### DATASET CONTENT
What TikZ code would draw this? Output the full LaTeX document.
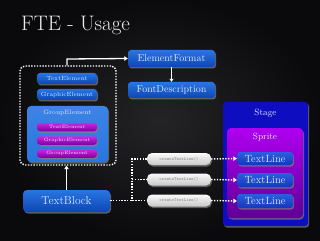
\documentclass[tikz,border=0pt]{standalone}
\usetikzlibrary{shadows,arrows.meta}
\definecolor{bgin}{RGB}{36,36,38}
\definecolor{bgout}{RGB}{10,10,12}
\definecolor{bluetop}{RGB}{40,118,225}
\definecolor{bluebot}{RGB}{14,70,180}
\definecolor{magtop}{RGB}{205,40,225}
\definecolor{magbot}{RGB}{125,0,160}
\definecolor{stageblue}{RGB}{14,14,192}
\definecolor{sprtop}{RGB}{175,0,240}
\definecolor{sprbot}{RGB}{95,0,150}
\definecolor{tltop}{RGB}{45,95,225}
\definecolor{tlbot}{RGB}{20,55,185}
\definecolor{boxtext}{RGB}{222,230,255}
\definecolor{pilltop}{RGB}{250,250,250}
\definecolor{pillbot}{RGB}{200,200,200}
\definecolor{pilltext}{RGB}{130,130,130}
\definecolor{titlecol}{RGB}{235,235,235}
\tikzset{
  shad/.style={drop shadow={opacity=0.7,shadow xshift=1pt,shadow yshift=-1.5pt}},
  bluebox/.style={rounded corners=3pt, top color=bluetop, bottom color=bluebot, text=boxtext, inner sep=0pt, shad},
  magbox/.style={rounded corners=3pt, top color=magtop, bottom color=magbot, text=boxtext, inner sep=0pt, shad},
  tlbox/.style={rounded corners=3pt, top color=tltop, bottom color=tlbot, text=boxtext, inner sep=0pt, shad},
  pill/.style={rounded corners=5pt, top color=pilltop, bottom color=pillbot, text=pilltext, inner sep=0pt, minimum width=64pt, minimum height=12pt, font=\ttfamily\fontsize{4.6}{5}\selectfont, shad},
  wline/.style={draw=white, line width=1.3pt, -{Triangle[length=3.5pt,width=4.5pt]}},
  dotline/.style={draw=white, line width=1.4pt, dash pattern=on 1.4pt off 1.4pt},
  dotarrow/.style={dotline, -{Triangle[length=3.5pt,width=4.5pt]}},
  lbl/.style={text=boxtext, inner sep=0pt}
}
\begin{document}
\begin{tikzpicture}[x=1pt,y=-1pt]
\useasboundingbox (0,0) rectangle (320,240);
\shade[inner color=bgin, outer color=bgout] (0,0) rectangle (320,240);

\node[anchor=west, text=titlecol, inner sep=0pt, font=\fontsize{21}{21}\selectfont] (title) at (21,25) {FTE - Usage};

% container (dotted)
\node[draw=white, line width=1.4pt, dash pattern=on 1.4pt off 1.4pt, rounded corners=5pt, minimum width=96pt, minimum height=99pt, inner sep=0pt] (ctr) at (68,115.5) {};

\node[bluebox, minimum width=60pt, minimum height=11pt, font=\fontsize{6}{6}\selectfont] (te1) at (67,78.5) {TextElement};
\node[bluebox, minimum width=60pt, minimum height=11pt, font=\fontsize{6}{6}\selectfont] (ge1) at (67,94.5) {GraphicElement};
\node[bluebox, rounded corners=4pt, minimum width=81pt, minimum height=56pt, top color=bluetop!90!white, bottom color=bluetop] (grp) at (67.5,134) {};
\node[lbl, font=\fontsize{6.2}{6}\selectfont] (grpl) at (67.5,112.5) {GroupElement};
\node[magbox, minimum width=60pt, minimum height=8.5pt, font=\fontsize{4.8}{5}\selectfont] (mte) at (67,127) {TextElement};
\node[magbox, minimum width=60pt, minimum height=8.5pt, font=\fontsize{4.8}{5}\selectfont] (mge) at (67,140.5) {GraphicElement};
\node[magbox, minimum width=60pt, minimum height=8.5pt, font=\fontsize{4.8}{5}\selectfont] (mgr) at (67,153.5) {GroupElement};

\node[bluebox, rounded corners=4pt, minimum width=87pt, minimum height=22pt, font=\fontsize{11.5}{12}\selectfont] (tb) at (66.5,201) {TextBlock};

\node[bluebox, minimum width=87pt, minimum height=17pt, font=\fontsize{10}{10}\selectfont] (ef) at (171.5,58.5) {ElementFormat};
\node[bluebox, minimum width=87pt, minimum height=16pt, font=\fontsize{10}{10}\selectfont] (fd) at (171.5,90) {FontDescription};

% stage and sprite
\node[fill=stageblue, rounded corners=3pt, minimum width=85pt, minimum height=124pt, inner sep=0pt, shad] (stage) at (265.5,164) {};
\node[lbl, font=\fontsize{9}{9}\selectfont] (stagel) at (265.5,113) {Stage};
\node[rounded corners=4pt, top color=sprtop, bottom color=sprbot, minimum width=76pt, minimum height=90pt, inner sep=0pt, shad] (sprite) at (265,173) {};
\node[lbl, font=\fontsize{9}{9}\selectfont] (spritel) at (265,137) {Sprite};
\node[tlbox, minimum width=56pt, minimum height=13pt, font=\fontsize{10.5}{10}\selectfont] (tl1) at (265,158.5) {TextLine};
\node[tlbox, minimum width=56pt, minimum height=14pt, font=\fontsize{10.5}{10}\selectfont] (tl2) at (265,180) {TextLine};
\node[tlbox, minimum width=56pt, minimum height=14pt, font=\fontsize{10.5}{10}\selectfont] (tl3) at (265,201) {TextLine};

\node[pill] (ct1) at (179,159) {createTextLine()};
\node[pill] (ct2) at (179,179.5) {createTextLine()};
\node[pill] (ct3) at (179,200.5) {createTextLine()};

% connectors
\coordinate (bend) at (67,59);
\draw[wline] (ctr.north -| bend) -- (bend) -- (ef.west);
\draw[draw=white, line width=0.9pt, -{Triangle[length=3pt,width=4pt]}] (ef.south) -- (fd.north);
\draw[wline] (tb.north) -- (ctr.south -| tb.north);

\coordinate (jx) at (132,200.5);
\draw[dotline] (tb.east |- ct3.west) -- (ct3.west);
\draw[dotline] (ct1.west) -| (jx);
\draw[dotline] (jx |- ct2.west) -- (ct2.west);
\draw[dotarrow] (ct1.east) -- (tl1.west);
\draw[dotarrow] (ct2.east) -- (tl2.west);
\draw[dotarrow] (ct3.east) -- (tl3.west);
\end{tikzpicture}
\end{document}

### AIM
Return the material line for line, from its beginning to the line that contains "color=bgout] (0,0) rectangle (320,240);", with the pictures left out.

### FINAL ANSWER
What TikZ code would draw this? Output the full LaTeX document.
\documentclass[tikz,border=0pt]{standalone}
\usetikzlibrary{shadows,arrows.meta}
\definecolor{bgin}{RGB}{36,36,38}
\definecolor{bgout}{RGB}{10,10,12}
\definecolor{bluetop}{RGB}{40,118,225}
\definecolor{bluebot}{RGB}{14,70,180}
\definecolor{magtop}{RGB}{205,40,225}
\definecolor{magbot}{RGB}{125,0,160}
\definecolor{stageblue}{RGB}{14,14,192}
\definecolor{sprtop}{RGB}{175,0,240}
\definecolor{sprbot}{RGB}{95,0,150}
\definecolor{tltop}{RGB}{45,95,225}
\definecolor{tlbot}{RGB}{20,55,185}
\definecolor{boxtext}{RGB}{222,230,255}
\definecolor{pilltop}{RGB}{250,250,250}
\definecolor{pillbot}{RGB}{200,200,200}
\definecolor{pilltext}{RGB}{130,130,130}
\definecolor{titlecol}{RGB}{235,235,235}
\tikzset{
  shad/.style={drop shadow={opacity=0.7,shadow xshift=1pt,shadow yshift=-1.5pt}},
  bluebox/.style={rounded corners=3pt, top color=bluetop, bottom color=bluebot, text=boxtext, inner sep=0pt, shad},
  magbox/.style={rounded corners=3pt, top color=magtop, bottom color=magbot, text=boxtext, inner sep=0pt, shad},
  tlbox/.style={rounded corners=3pt, top color=tltop, bottom color=tlbot, text=boxtext, inner sep=0pt, shad},
  pill/.style={rounded corners=5pt, top color=pilltop, bottom color=pillbot, text=pilltext, inner sep=0pt, minimum width=64pt, minimum height=12pt, font=\ttfamily\fontsize{4.6}{5}\selectfont, shad},
  wline/.style={draw=white, line width=1.3pt, -{Triangle[length=3.5pt,width=4.5pt]}},
  dotline/.style={draw=white, line width=1.4pt, dash pattern=on 1.4pt off 1.4pt},
  dotarrow/.style={dotline, -{Triangle[length=3.5pt,width=4.5pt]}},
  lbl/.style={text=boxtext, inner sep=0pt}
}
\begin{document}
\begin{tikzpicture}[x=1pt,y=-1pt]
\useasboundingbox (0,0) rectangle (320,240);
\shade[inner color=bgin, outer color=bgout] (0,0) rectangle (320,240);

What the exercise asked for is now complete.